Soil freezing characteristic curve (SFCC) represents the relationship between the freezing temperature and unfrozen water content. The SFCCs of clay samples saturated by different concentrations of NaCl solution are obtained using the nuclear magnetic resonance (NMR) and the cold bath. The effect of pore solution at different concentrations on the SFC is analyzed. It is shown that with the increase of the solution concentration, the freezing characteristic curve moves upwards, that is, at the same unfrozen water content, the freezing temperature decreases with the increase of the concentration.
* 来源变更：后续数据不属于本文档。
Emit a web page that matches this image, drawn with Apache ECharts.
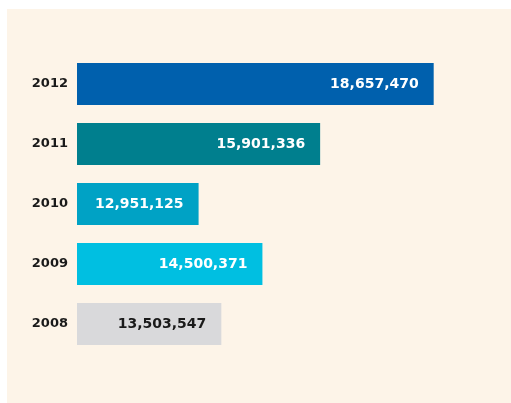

It is mainly because the osmosis potential induced by salt solution lowers the total potential of soil water, which in turn depresses the water freezing point. The freezing temperature is related to the energy status of liquid water in frozen soils. The total pore water potential includes the matric potential and the osmosis potential, where the matric potential includes capillary and adsorption and the osmosis potential depends on the concentrations of pore solution. When the unfrozen water content of the sample is very low, the adsorption effect is available. At this time, the unfrozen water is adsorbed on the soil particles in the form of adsorbed film. Similar to the unsaturated soils, a relationship between intermolecular forces and adsorbed water film is used to describe the soil freezing characteristic curve at low water potential. Combined with osmotic potential, the freezing characteristic curves at different concentrations are simulated, and the fitting results are in good agreement with the experimental data.